The conventional jet engine burns fuels and uses compressed air, hurling the result out the back and gaining propulsion. Plasma jet engines use electricity to generate an electromagnetic field. This electromagnetic field is then used to compress a gas to such a degree that it turns into plasma. Plasma thrusters use plasma to electrically power the jet engine. When compared to conventional jet engines, plasma jet engines cost less and generate more power over a long period of time. Therefore, using plasma jet engines, passenger jets can travel faster, cheaper and farther.
So far the concept of the plasma jet engines has not come out of labs. Now, researchers from the Technical University of Berlin are attempting to apply the concept to the real-world use, specifically traveling up high to the edge of the space. Berkant Göksel is leading the group of researchers working on this research. Göksel said that they are the first ones to produce fast and powerful plasma jets at the ground level.

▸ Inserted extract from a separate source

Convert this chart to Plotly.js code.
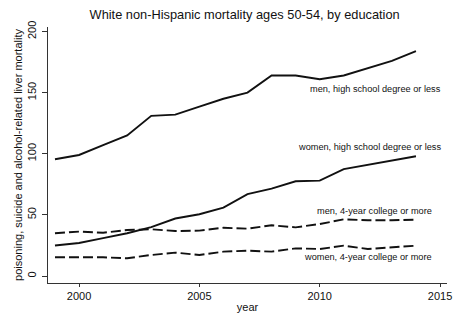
<!DOCTYPE html>
<html>
<head>
<meta charset="utf-8">
<script src="https://cdn.plot.ly/plotly-3.0.1.min.js"></script>
<style>html,body{margin:0;padding:0;background:#fff;}#chart{width:453px;height:316px;}</style>
</head>
<body>
<div id="chart"></div>
<script>
const years = [1999,2000,2001,2002,2003,2004,2005,2006,2007,2008,2009,2010,2011,2012,2013,2014];
const menHS = [95.5,99,107,115,131,132,138.5,145,150,164,164,161,164,170,176,184];
const womenHS = [25,27,31,35,40,47,50.5,56,67,71.5,77.5,78,87.5,91,95,98];
const menCollege = [35,36.3,35.4,37.6,38.2,36.8,37.1,39.5,38.7,41.5,39.8,42.5,46.4,45.6,45.6,46.1];
const womenCollege = [15.3,15.3,15.3,14.5,17.2,19.1,17.2,19.9,20.7,19.9,22.6,22.1,24.8,22.1,23.5,24.8];
const seriesLabels = ["men, high school degree or less","women, high school degree or less","men, 4-year college or more","women, 4-year college or more"];
const labelX = [2015.12,2015.12,2014.74,2014.74];
const labelY = [153,105.5,53.4,15.3];
const xTicks = [2000,2005,2010,2015];
const yTicks = [0,50,100,150,200];

const solid = {color:'#111', width:1.9};
const dashed = {color:'#111', width:1.9, dash:'10px,4px'};
const traces = [
  {x:years, y:menHS, mode:'lines', line:solid, name:seriesLabels[0]},
  {x:years, y:womenHS, mode:'lines', line:solid, name:seriesLabels[1]},
  {x:years, y:menCollege, mode:'lines', line:dashed, name:seriesLabels[2]},
  {x:years, y:womenCollege, mode:'lines', line:dashed, name:seriesLabels[3]}
];
const annotations = seriesLabels.map((t,i)=>({
  x:labelX[i], y:labelY[i], xref:'x', yref:'y', text:t, showarrow:false,
  xanchor:'right', yanchor:'middle',
  font:{family:'Liberation Sans, Arial, sans-serif', size:9.2, color:'#111'}
}));
const layout = {
  width:453, height:316,
  margin:{l:48, r:6, t:27, b:33},
  paper_bgcolor:'#fff', plot_bgcolor:'#fff',
  showlegend:false,
  font:{family:'Liberation Sans, Arial, sans-serif', color:'#111'},
  title:{text:'White non-Hispanic mortality ages 50-54, by education', x:0.54, xanchor:'center', y:0.955, yanchor:'middle', font:{size:12.8, color:'#111'}},
  xaxis:{range:[1998.71,2015.29], tickvals:xTicks, ticktext:xTicks.map(String), showgrid:false, zeroline:false,
    showline:true, linecolor:'#333', linewidth:1, ticks:'outside', ticklen:3, tickcolor:'#333',
    tickfont:{size:11}, title:{text:'year', font:{size:11}, standoff:2}},
  yaxis:{range:[-5.73,203.7], tickvals:yTicks, ticktext:yTicks.map(String), showgrid:false, zeroline:false,
    showline:true, linecolor:'#333', linewidth:1, ticks:'outside', ticklen:5, tickcolor:'#333',
    tickangle:-90, tickfont:{size:11}, ticklabelstandoff:2,
    title:{text:'poisoning, suicide and alcohol-related liver mortality', font:{size:11}, standoff:0}},
  annotations:annotations
};
Plotly.newPlot('chart', traces, layout, {staticPlot:true, displayModeBar:false});
</script>
</body>
</html>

The group of researchers is attempting to use plasma engine in passenger jet. They aspire to develop something that can fly at higher altitudes but still take off and land at Earth.
As promising as the technology sounds, it is still far from being mass-produced and utilized. Göksel’s team has only managed to use plasma thrusters of 80 millimeters in length. At least 10,000 such thrusters are required to lift a commercial-size aircraft. That makes the current design infeasible. The team currently plans to use up to 1,000 thrusters to mobilize smaller planes.
The biggest problem the plasma jet engine technology faces is the need for electricity. Plasma engines need electric power to operate. The straightforward solution seems to be to pack enough batteries to provide the power source. But the batteries have to be lightweight and small in size to be a practical solution. More batteries add more weight which, in turn, requires an even larger number of thrusters to power the engine. Fitting so many thrusters to an aircraft is not possible.
Solar energy and compact fusion reactors could be worthy solutions, but both still need a lot of work. Until a breakthrough is achieved for these plausible solutions, the team at Technical University of Berlin intends to use pulse detonation combustion engines or rockets to fill in the power gap.